Penn Employee Asks University to Reconsider Hosting Anti-Gay Red Cross Blood Drive


University of Pennsylvania Administrative Coordinator Joseph Hallman was taken back when he received an email from the Penn Professional Staff Assembly (PPSA) announcing that Red Cross would be holding a blood drive on campus. The reason? The Red Cross excludes gay men from donating blood, a touchy topic as the FDA recently endorsed a lifetime gay blood ban. In response to the University’s announcement, Hallman composed an email to the chair of PPSA, expressing his concerns regarding the discriminatory practices of the Red Cross:

“While I applaud your blood drive, I think it is important that you let staff know that the Red Cross bans homosexual men from making blood donations.

Your choice to use them as a donor partner has a negative effect on your staff members, like myself, who cannot choose to be a part of this drive. There are alternate means to make blood donations and I urge you to research them and make an attempt to include, rather than use a provider with exclusionary rules and language in place.

You have the right to choose a different partner for the drive and a choice to make a decision that allows for people like me to be a part of this chance to help others. Finally, making this choice for alternate donor partners expresses your commitment to the humanity and equality that your staff members, again: like me, deserve.

I hope you will consider the change and also issue a statement about the exclusionary practices at play here on the list serv. Most people may not know about this inequality.

Best,
Joseph Hallman”

Little did Mr. Hallman know that this email would start a journey down a rabbit hole that would end up at the desk of the University’s vice president.

The chair of the PPSA did address Hallman’s concerns, but, in so many words, explained that it wasn’t just the Red Cross who held this ban, but many other organizations were also following the FDA recommendations. Hallman wasn’t satisfied with the response, saying it was “a slap in the face to those excluded by the ban and [an] inability to recognize this as an extremely harmful policy is a furtherance of such a ban.”

Hallman was then accused by the chair of the PPSA of personally attacking her. She adde, “I don’t personally agree that the solution is to never have any blood donations available. I think it is uncalled for and offensive to assume that supporting a much needed collection of blood should be interpreted as an act of support in dehumanizing any group of people.”
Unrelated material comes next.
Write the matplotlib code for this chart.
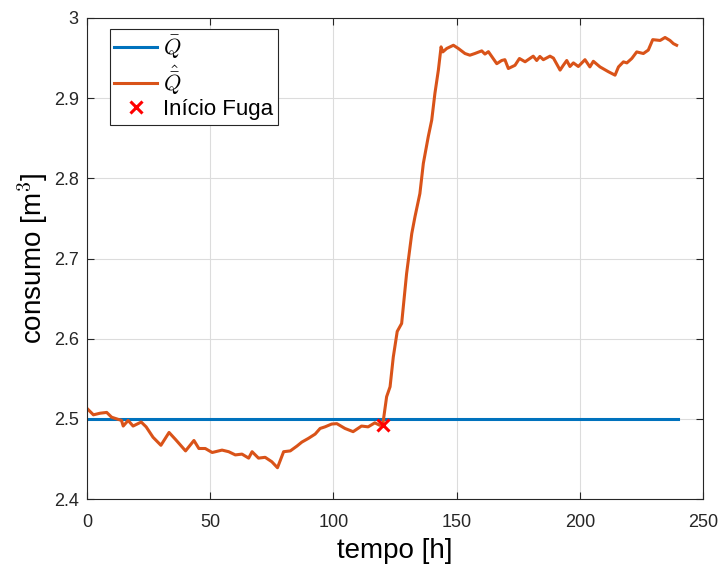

Still unsatisfied with the response, Hallman took matters a step further: He contacted Leslie Laird Kruhly, vice president and University secretary. Unlike the previous interactions he had with PPSA officials, Ms. Kruhly thanked Hallman for bringing the matter to the University’s attention.

More importantly, she suggested Hallman register to speak at the University Council Open Forum, taking place February 18th from 4pm to 6pm at Penn’s Houston Hall. The Council, according to its mission, “is a deliberative and broadly representative forum which exists to consider the activities of the University in all its phases, with particular attention to the educational objectives of the University and those matters that affect the common interests of faculty, staff and students.”

Anyone who is a member of the University community is welcome to attend the Forum, provided they register beforehand by emailing ucouncil@pobox.upenn.edu or calling 215-898-7005.

What does Hallman hope to accomplish at the forum? “I hope to find an alternative donor partner, a loophole for the FDA ban, or,  if there is no alternative, to abolish the drives on campus. They don’t belong if they are discriminatory,” he said.

He added, “Imagine if they placed a ban on any other minority. Penn would never host drives in that case.”

We reached out to Penn officials who had no comment.